_Task to complete_.
Restate the full listing word for word and leave the pictures out.
====
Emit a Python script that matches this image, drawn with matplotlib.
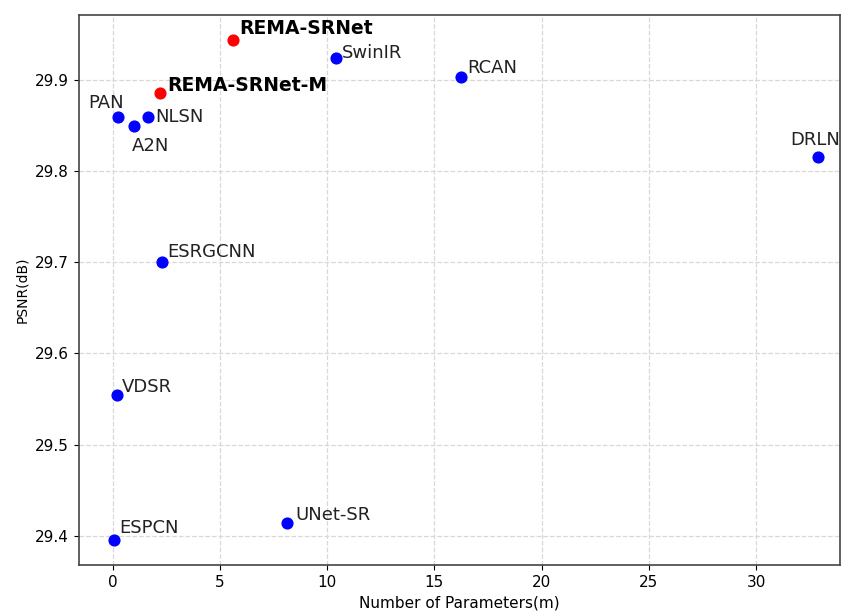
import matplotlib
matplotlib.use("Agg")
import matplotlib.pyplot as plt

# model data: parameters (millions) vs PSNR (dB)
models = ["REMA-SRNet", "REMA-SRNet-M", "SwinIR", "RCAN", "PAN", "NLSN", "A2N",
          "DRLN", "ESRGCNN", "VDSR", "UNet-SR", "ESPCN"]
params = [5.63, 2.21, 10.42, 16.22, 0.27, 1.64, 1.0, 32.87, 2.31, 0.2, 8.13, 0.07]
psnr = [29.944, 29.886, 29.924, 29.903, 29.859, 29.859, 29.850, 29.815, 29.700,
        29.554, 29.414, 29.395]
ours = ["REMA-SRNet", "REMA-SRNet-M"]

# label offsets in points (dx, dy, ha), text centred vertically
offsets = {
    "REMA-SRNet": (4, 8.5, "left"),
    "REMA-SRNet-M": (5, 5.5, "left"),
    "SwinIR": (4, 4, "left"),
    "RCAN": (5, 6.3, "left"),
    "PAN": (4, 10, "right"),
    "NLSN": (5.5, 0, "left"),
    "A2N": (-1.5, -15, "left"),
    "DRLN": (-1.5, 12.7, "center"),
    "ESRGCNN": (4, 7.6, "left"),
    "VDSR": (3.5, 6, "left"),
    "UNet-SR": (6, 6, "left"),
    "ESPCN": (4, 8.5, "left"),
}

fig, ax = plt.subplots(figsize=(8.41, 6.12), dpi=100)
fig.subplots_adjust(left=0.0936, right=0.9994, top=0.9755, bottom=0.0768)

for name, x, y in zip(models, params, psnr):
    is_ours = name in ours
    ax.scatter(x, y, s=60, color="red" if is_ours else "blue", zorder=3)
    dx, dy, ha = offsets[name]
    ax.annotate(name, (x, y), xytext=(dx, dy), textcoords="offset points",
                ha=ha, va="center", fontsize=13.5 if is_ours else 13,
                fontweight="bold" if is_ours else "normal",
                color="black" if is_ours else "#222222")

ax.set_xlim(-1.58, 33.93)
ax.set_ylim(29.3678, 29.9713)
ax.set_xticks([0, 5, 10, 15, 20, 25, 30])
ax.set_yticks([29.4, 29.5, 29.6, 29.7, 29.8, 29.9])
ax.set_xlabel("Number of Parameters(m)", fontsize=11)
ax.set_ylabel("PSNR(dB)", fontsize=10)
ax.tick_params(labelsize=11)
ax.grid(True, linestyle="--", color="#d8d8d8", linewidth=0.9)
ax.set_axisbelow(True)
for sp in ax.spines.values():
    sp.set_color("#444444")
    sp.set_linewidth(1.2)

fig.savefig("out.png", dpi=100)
====
_Complete response_.
Emit a Python script that matches this image, drawn with matplotlib.
import matplotlib
matplotlib.use("Agg")
import matplotlib.pyplot as plt

# model data: parameters (millions) vs PSNR (dB)
models = ["REMA-SRNet", "REMA-SRNet-M", "SwinIR", "RCAN", "PAN", "NLSN", "A2N",
          "DRLN", "ESRGCNN", "VDSR", "UNet-SR", "ESPCN"]
params = [5.63, 2.21, 10.42, 16.22, 0.27, 1.64, 1.0, 32.87, 2.31, 0.2, 8.13, 0.07]
psnr = [29.944, 29.886, 29.924, 29.903, 29.859, 29.859, 29.850, 29.815, 29.700,
        29.554, 29.414, 29.395]
ours = ["REMA-SRNet", "REMA-SRNet-M"]

# label offsets in points (dx, dy, ha), text centred vertically
offsets = {
    "REMA-SRNet": (4, 8.5, "left"),
    "REMA-SRNet-M": (5, 5.5, "left"),
    "SwinIR": (4, 4, "left"),
    "RCAN": (5, 6.3, "left"),
    "PAN": (4, 10, "right"),
    "NLSN": (5.5, 0, "left"),
    "A2N": (-1.5, -15, "left"),
    "DRLN": (-1.5, 12.7, "center"),
    "ESRGCNN": (4, 7.6, "left"),
    "VDSR": (3.5, 6, "left"),
    "UNet-SR": (6, 6, "left"),
    "ESPCN": (4, 8.5, "left"),
}

fig, ax = plt.subplots(figsize=(8.41, 6.12), dpi=100)
fig.subplots_adjust(left=0.0936, right=0.9994, top=0.9755, bottom=0.0768)

for name, x, y in zip(models, params, psnr):
    is_ours = name in ours
    ax.scatter(x, y, s=60, color="red" if is_ours else "blue", zorder=3)
    dx, dy, ha = offsets[name]
    ax.annotate(name, (x, y), xytext=(dx, dy), textcoords="offset points",
                ha=ha, va="center", fontsize=13.5 if is_ours else 13,
                fontweight="bold" if is_ours else "normal",
                color="black" if is_ours else "#222222")

ax.set_xlim(-1.58, 33.93)
ax.set_ylim(29.3678, 29.9713)
ax.set_xticks([0, 5, 10, 15, 20, 25, 30])
ax.set_yticks([29.4, 29.5, 29.6, 29.7, 29.8, 29.9])
ax.set_xlabel("Number of Parameters(m)", fontsize=11)
ax.set_ylabel("PSNR(dB)", fontsize=10)
ax.tick_params(labelsize=11)
ax.grid(True, linestyle="--", color="#d8d8d8", linewidth=0.9)
ax.set_axisbelow(True)
for sp in ax.spines.values():
    sp.set_color("#444444")
    sp.set_linewidth(1.2)

fig.savefig("out.png", dpi=100)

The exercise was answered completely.